Ever since I can remember, I dreamed of being an author. When I was a little girl, I was always coming up with stories. Whether it was in my mind, while playing with my Barbie dolls, or even writing up stories on the computer or on paper – it was one of my favorite ways to play.
I grew up in the 90’s and early 2000’s. To me, it seemed as though a career in writing was on par with becoming an actress or an athlete. Even now, it still is. Being a successful writer, that is.
Somewhere during my time growing up, I knew that pursuing a career in writing was kind of out of the question. It wasn’t a “smart” move.
A Lack Of Support
Being the kind of person I was (and still am), I’m pretty shy when it comes to my writing. I’m not sure if it’s the potential critique of my work or the fact that it’s a “silly” ambition. Either way, I keep it pretty hush-hush about my dream to become a writer.
I do wish I had been more confident in my dream. After all, it is my dream.
In high school, I remember feeling very lost during my junior & senior years. I didn’t really know what I wanted to do. There was so much pressure to decide. It was even a graduation requirement to figure out your next steps.
While that’s certainly a smart idea to help kids figure out what they’re going to do next, it also puts a ton of pressure on them. It did for me, at least.
I had a guidance counselor that pretty much saw me as a number. He basically left me to my own devices to hit all my requirements to graduate without ever offering me, well, guidance into what I wanted to do.
Still, I knew one thing, writing was not one of them.
Consider The Time Period
Think back to what the world was like back in 2006. Social media was just kind of coming onto the scene. It was mostly used for being social. Businesses weren’t using it. It was all entirely personal.
How was I to know back then the way the internet would explode and a degree in writing could actually have some benefit?

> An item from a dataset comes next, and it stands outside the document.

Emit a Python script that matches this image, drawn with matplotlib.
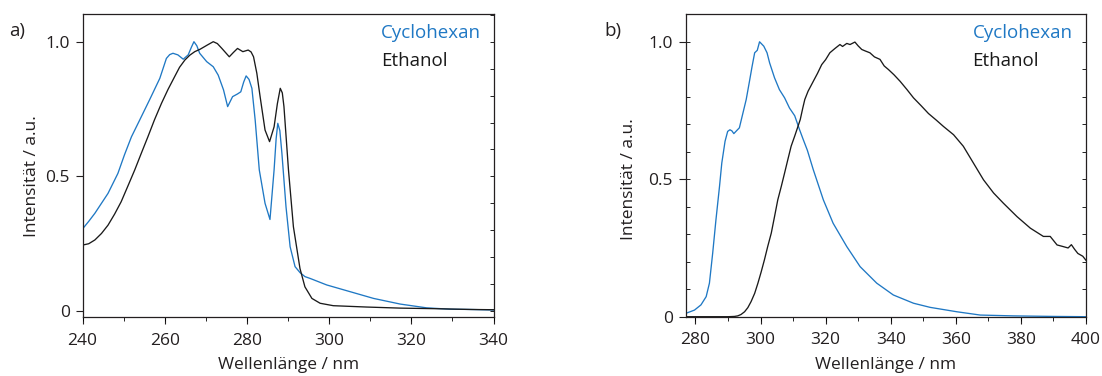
import matplotlib
matplotlib.use('Agg')
import matplotlib.pyplot as plt
from matplotlib.ticker import MultipleLocator, FixedLocator, FixedFormatter

plt.rcParams['font.family'] = ['Open Sans', 'DejaVu Sans']

BLUE = '#1f78c4'
DARK = '#1a1a1a'

# a) absorption
abs_cyclo_x = [240.0, 241.5, 243.0, 244.6, 246.2, 248.6, 250.2, 251.9, 253.9, 256.3,
               258.8, 260.4, 261.2, 262.0, 263.2, 264.5, 265.7, 266.5, 267.1, 267.8,
               268.5, 270.2, 271.8, 273.0, 274.3, 275.3, 276.5, 277.7, 278.5, 279.2,
               279.8, 280.5, 281.2, 282.0, 283.0, 284.4, 285.6, 286.6, 287.1, 287.5,
               288.0, 288.5, 289.5, 290.5, 291.7, 292.9, 294.1, 295.4, 299.4, 305.1,
               310.8, 317.3, 323.7, 329.4, 334.3, 340.0]
abs_cyclo_y = [0.305, 0.333, 0.363, 0.400, 0.437, 0.511, 0.580, 0.647, 0.709, 0.784,
               0.864, 0.938, 0.952, 0.957, 0.951, 0.935, 0.951, 0.980, 1.000, 0.985,
               0.957, 0.926, 0.907, 0.876, 0.821, 0.759, 0.796, 0.806, 0.814, 0.850,
               0.873, 0.860, 0.827, 0.709, 0.524, 0.400, 0.340, 0.524, 0.640, 0.697,
               0.670, 0.586, 0.387, 0.239, 0.165, 0.143, 0.128, 0.121, 0.097, 0.072,
               0.047, 0.026, 0.012, 0.007, 0.006, 0.004]

abs_eth_x = [240.0, 241.5, 243.0, 244.6, 246.2, 247.8, 249.4, 251.0, 252.7, 254.3,
             255.9, 257.5, 259.2, 260.8, 262.4, 263.6, 264.9, 266.1, 267.3, 268.6,
             270.4, 271.8, 272.8, 273.9, 275.7, 276.7, 277.7, 279.0, 280.3, 281.0,
             281.6, 282.4, 283.2, 284.4, 285.5, 286.6, 287.4, 288.1, 288.6, 289.0,
             290.1, 291.3, 292.9, 294.1, 295.8, 297.8, 301.0, 309.1, 317.3, 325.4,
             334.3, 340.0]
abs_eth_y = [0.245, 0.250, 0.264, 0.288, 0.319, 0.360, 0.406, 0.463, 0.524, 0.586,
             0.647, 0.710, 0.771, 0.823, 0.870, 0.905, 0.932, 0.950, 0.963, 0.972,
             0.988, 1.000, 0.993, 0.975, 0.944, 0.960, 0.975, 0.963, 0.969, 0.962,
             0.944, 0.883, 0.796, 0.672, 0.629, 0.684, 0.770, 0.827, 0.810, 0.759,
             0.524, 0.313, 0.158, 0.090, 0.047, 0.029, 0.020, 0.015, 0.011, 0.009,
             0.006, 0.005]

# b) emission
em_cyclo_x = [277.0, 279.7, 281.7, 283.3, 284.3, 285.3, 286.3, 287.4, 288.1, 289.1,
              289.9, 290.6, 291.2, 291.8, 292.6, 293.5, 294.6, 295.6, 296.6, 297.4,
              298.2, 299.0, 299.7, 301.0, 302.0, 302.8, 304.3, 305.8, 307.4, 308.9,
              310.5, 312.0, 313.1, 314.4, 316.2, 319.3, 322.3, 326.5, 330.6, 335.7,
              340.8, 347.0, 352.1, 360.3, 367.5, 377.6, 390.0, 400.0]
em_cyclo_y = [0.012, 0.024, 0.043, 0.073, 0.122, 0.231, 0.352, 0.474, 0.559, 0.638,
              0.674, 0.680, 0.676, 0.666, 0.676, 0.687, 0.741, 0.790, 0.856, 0.910,
              0.960, 0.969, 1.000, 0.984, 0.960, 0.923, 0.869, 0.826, 0.796, 0.759,
              0.731, 0.680, 0.645, 0.605, 0.535, 0.425, 0.340, 0.255, 0.182, 0.122,
              0.079, 0.049, 0.034, 0.018, 0.006, 0.003, 0.001, 0.000]

em_eth_x = [277.0, 290.0, 292.0, 293.0, 294.0, 295.1, 296.1, 297.1, 298.2, 299.2,
            300.2, 301.2, 302.2, 303.3, 304.3, 305.3, 306.4, 307.4, 308.4, 309.4,
            310.5, 311.5, 312.2, 313.0, 313.6, 314.6, 316.2, 317.5, 318.8, 320.0,
            321.3, 322.8, 324.4, 325.2, 326.5, 327.5, 329.0, 330.0, 331.1, 332.3,
            333.6, 335.0, 336.7, 338.0, 339.3, 341.0, 342.9, 345.0, 347.0, 349.3,
            351.6, 354.0, 356.2, 359.3, 362.3, 365.4, 368.5, 371.6, 374.6, 378.8,
            382.9, 386.9, 389.0, 391.1, 393.0, 394.5, 395.5, 396.5, 397.5, 399.0,
            400.0]
em_eth_y = [0.000, 0.000, 0.001, 0.003, 0.008, 0.018, 0.033, 0.055, 0.085, 0.122,
            0.163, 0.207, 0.255, 0.304, 0.364, 0.425, 0.475, 0.523, 0.572, 0.620,
            0.657, 0.692, 0.717, 0.760, 0.790, 0.820, 0.856, 0.885, 0.917, 0.935,
            0.960, 0.975, 0.990, 0.983, 0.994, 0.990, 0.999, 0.985, 0.972, 0.966,
            0.960, 0.945, 0.936, 0.912, 0.899, 0.880, 0.856, 0.826, 0.796, 0.768,
            0.739, 0.715, 0.692, 0.662, 0.620, 0.559, 0.498, 0.450, 0.413, 0.364,
            0.322, 0.292, 0.292, 0.261, 0.255, 0.250, 0.262, 0.245, 0.230, 0.220,
            0.205]

y_ticks = [0, 0.5, 1.0]
y_ticklabels = ['0', '0.5', '1.0']
series_names = ['Cyclohexan', 'Ethanol']
panel_labels = ['a)', 'b)']

FS = 12.5
TXT = '#231f20'


def style_axes(ax, xlim, ylim, xticks, left_minor, ylabel_x):
    ax.set_xlim(*xlim)
    ax.set_ylim(*ylim)
    ax.xaxis.set_major_locator(FixedLocator(xticks))
    ax.xaxis.set_minor_locator(MultipleLocator(10))
    ax.yaxis.set_major_locator(FixedLocator(y_ticks))
    ax.yaxis.set_major_formatter(FixedFormatter(y_ticklabels))
    ax.yaxis.set_minor_locator(MultipleLocator(0.1))
    ax.yaxis.remove_overlapping_locs = False
    ax.xaxis.remove_overlapping_locs = False
    ax.tick_params(axis='x', which='major', direction='out', length=4.7, width=0.8,
                   labelsize=FS, pad=6.5, colors=TXT)
    ax.tick_params(axis='x', which='minor', direction='out', length=3, width=0.6)
    ax.tick_params(axis='y', which='major', direction='out', length=4.7, width=0.8,
                   labelsize=FS, pad=4.5, colors=TXT)
    ax.tick_params(axis='y', which='minor', direction='in', length=3, width=0.6,
                   left=left_minor, right=True)
    for s in ax.spines.values():
        s.set_linewidth(0.9)
        s.set_color(TXT)
    ax.set_xlabel('Wellenlänge / nm', fontsize=FS, labelpad=6, color=TXT)
    ax.set_ylabel('Intensität / a.u.', fontsize=FS, color=TXT)
    # centre the y label on the 0..1 range, as in the source figure
    ax.yaxis.set_label_coords(ylabel_x, (0.5 - ylim[0]) / (ylim[1] - ylim[0]))


fig = plt.figure(figsize=(11.02, 3.76), dpi=100)

ax1 = fig.add_axes([0.0749, 0.1569, 0.373, 0.806])
ax1.plot(abs_cyclo_x, abs_cyclo_y, color=BLUE, lw=0.95)
ax1.plot(abs_eth_x, abs_eth_y, color=DARK, lw=0.95)
style_axes(ax1, (240, 340), (-0.022, 1.103), [240, 260, 280, 300, 320, 340], False, -0.103)

ax2 = fig.add_axes([0.6222, 0.1577, 0.3633, 0.8043])
ax2.plot(em_cyclo_x, em_cyclo_y, color=BLUE, lw=0.95)
ax2.plot(em_eth_x, em_eth_y, color=DARK, lw=0.95)
style_axes(ax2, (277, 400), (0, 1.1), [280, 300, 320, 340, 360, 380, 400], True, -0.122)

for tx, lab, lx in [(381, panel_labels[0], 9), (972.5, panel_labels[1], 604)]:
    fig.text(tx / 1102, 1 - 38 / 376, series_names[0], color=BLUE, fontsize=13.5,
             ha='left', va='baseline')
    fig.text(tx / 1102, 1 - 66.5 / 376, series_names[1], color=DARK, fontsize=13.5,
             ha='left', va='baseline')
    fig.text(lx / 1102, 1 - 36 / 376, lab, color=TXT, fontsize=13.5,
             ha='left', va='baseline')

fig.savefig('out.png', dpi=100)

Because, let’s be honest, it would have! Think about how many online magazines, blog, etc are online. I work in social media now and I know how much potential for writing there is.
Do I Regret My Choice?
I always say that I hate to think that I have regrets. (Without the choices I’d made, I wouldn’t be where I am now). But, I could definitely kick myself for not trying to pursue what I’ve basically always known I wanted to do.

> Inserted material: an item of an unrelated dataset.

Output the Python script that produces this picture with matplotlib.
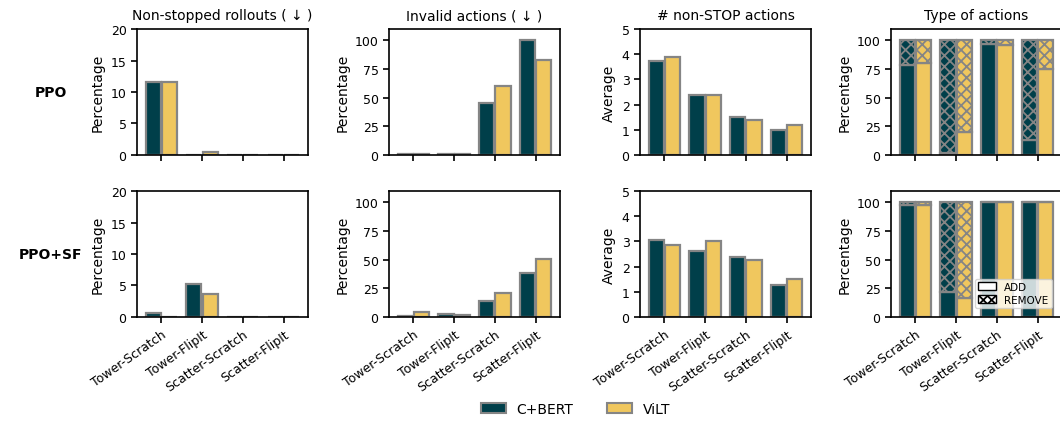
import numpy as np
import matplotlib
matplotlib.use("Agg")
import matplotlib.pyplot as plt
from matplotlib.patches import Patch

# Data
tasks = ["Tower-Scratch", "Tower-FlipIt", "Scatter-Scratch", "Scatter-FlipIt"]
models = ["C+BERT", "ViLT"]
rows = ["PPO", "PPO+SF"]

nonstop_bert = {"PPO": [11.6, 0.0, 0.0, 0.0], "PPO+SF": [0.6, 5.3, 0.0, 0.0]}
nonstop_vilt = {"PPO": [11.6, 0.5, 0.0, 0.0], "PPO+SF": [0.0, 3.7, 0.0, 0.0]}

invalid_bert = {"PPO": [0.5, 0.5, 45.0, 100.0], "PPO+SF": [0.5, 2.5, 14.0, 38.5]}
invalid_vilt = {"PPO": [1.2, 0.5, 60.0, 83.0], "PPO+SF": [4.0, 1.5, 21.0, 51.0]}

nstop_bert = {"PPO": [3.75, 2.40, 1.50, 1.00], "PPO+SF": [3.05, 2.62, 2.38, 1.28]}
nstop_vilt = {"PPO": [3.87, 2.38, 1.38, 1.20], "PPO+SF": [2.87, 3.00, 2.25, 1.50]}

add_bert = {"PPO": [79.0, 2.0, 97.0, 13.0], "PPO+SF": [98.0, 22.0, 100.0, 100.0]}
add_vilt = {"PPO": [80.0, 20.0, 96.0, 75.0], "PPO+SF": [98.0, 17.0, 100.0, 100.0]}

# Style
c_bert = "#003f4a"
c_vilt = "#f0c75e"
edge = "#858585"
width = 0.37
off = 0.2

plt.rcParams["font.family"] = "DejaVu Sans"
plt.rcParams["hatch.linewidth"] = 1.3

fig = plt.figure(figsize=(10.6, 4.27), dpi=100)

lefts = [0.1292, 0.367, 0.6038, 0.8406]
bottoms = [0.6347, 0.2553]
w, h = 0.1613, 0.295

titles = ["Non-stopped rollouts ( ↓ )", "Invalid actions ( ↓ )",
          "# non-STOP actions", "Type of actions"]
ylabels = ["Percentage", "Percentage", "Average", "Percentage"]
ylims = [(0, 20), (0, 110), (0, 5), (0, 110)]
yticks = [[0, 5, 10, 15, 20], [0, 25, 50, 75, 100], [0, 1, 2, 3, 4, 5], [0, 25, 50, 75, 100]]

x = np.arange(len(tasks))
for r, row in enumerate(rows):
    for c in range(4):
        ax = fig.add_axes([lefts[c], bottoms[r], w, h])
        if c == 0:
            b, v = nonstop_bert[row], nonstop_vilt[row]
        elif c == 1:
            b, v = invalid_bert[row], invalid_vilt[row]
        elif c == 2:
            b, v = nstop_bert[row], nstop_vilt[row]
        if c < 3:
            ax.bar(x - off, b, width, color=c_bert, edgecolor=edge, linewidth=1.6)
            ax.bar(x + off, v, width, color=c_vilt, edgecolor=edge, linewidth=1.6)
        else:
            ab = np.array(add_bert[row])
            av = np.array(add_vilt[row])
            ax.bar(x - off, ab, width, color=c_bert, edgecolor=edge, linewidth=1.6)
            ax.bar(x - off, 100 - ab, width, bottom=ab, color=c_bert,
                   edgecolor=edge, linewidth=1.6, hatch="xxx")
            ax.bar(x + off, av, width, color=c_vilt, edgecolor=edge, linewidth=1.6)
            ax.bar(x + off, 100 - av, width, bottom=av, color=c_vilt,
                   edgecolor=edge, linewidth=1.6, hatch="xxx")
            if r == 1:
                ax.legend(handles=[Patch(facecolor="white", edgecolor="black", label="ADD"),
                                   Patch(facecolor="white", edgecolor="black", hatch="xxxx",
                                         label="REMOVE")],
                          loc="lower right", fontsize=7.5, handlelength=1.7,
                          handleheight=0.8, borderpad=0.3, labelspacing=0.3,
                          bbox_to_anchor=(0.97, 0.03))
        ax.set_xlim(-0.6, 3.6)
        ax.set_ylim(*ylims[c])
        ax.set_yticks(yticks[c])
        ax.set_ylabel(ylabels[c], fontsize=10)
        ax.tick_params(axis="both", labelsize=9, length=4, width=1.2)
        ax.set_xticks(x)
        if r == 1:
            ax.set_xticklabels(tasks, rotation=35, ha="right", rotation_mode="anchor")
        else:
            ax.set_xticklabels([])
            ax.set_title(titles[c], fontsize=10, pad=7)
        for s in ax.spines.values():
            s.set_linewidth(1.2)

fig.text(0.048, bottoms[0] + h / 2, "PPO", fontsize=10, fontweight="bold",
         ha="center", va="center")
fig.text(0.048, bottoms[1] + h / 2, "PPO+SF", fontsize=10, fontweight="bold",
         ha="center", va="center")

handles = [Patch(facecolor=c_bert, edgecolor=edge, linewidth=1.5, label=models[0]),
           Patch(facecolor=c_vilt, edgecolor=edge, linewidth=1.5, label=models[1])]
fig.legend(handles=handles, loc="lower center", bbox_to_anchor=(0.543, -0.005),
           ncol=2, frameon=False, fontsize=10, columnspacing=2.4, handlelength=1.8)

fig.savefig("out.png", dpi=100)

All in all, that doesn’t stop me from wanting to pursue writing. I do have some natural talent in that aspect. Believe me, I know I’m not perfect. I definitely could use some guidance on my writing. I can stand to improve.
Maybe It’s Not Too Late
I’ll be honest: I sometimes think about going back to school to pursue writing. Even if it’s just a few classes, it would be something.
I keep the idea in the back of my mind. It’s certainly something I would like to do and would enjoy. Right now, the timing isn’t exactly right. Maybe it never will be.
I know that to become an author, I don’t necessarily need to have a degree in writing! There are tons of writers out there without degrees in writing. My thought in going back to school would be to hone my skills.
Since taking classes isn’t currently an option, what I want to work on now is pursuing becoming an author. The best way to get better at your skill is by actually doing it. So, that’s what I’m going to do.
Now, it’s not that I haven’t already been writing for years. This isn’t a new venture I’m about to embark on. But I’m going to pursue becoming an author. I’m going to write the stories I have in my head (and focus on just one at a time).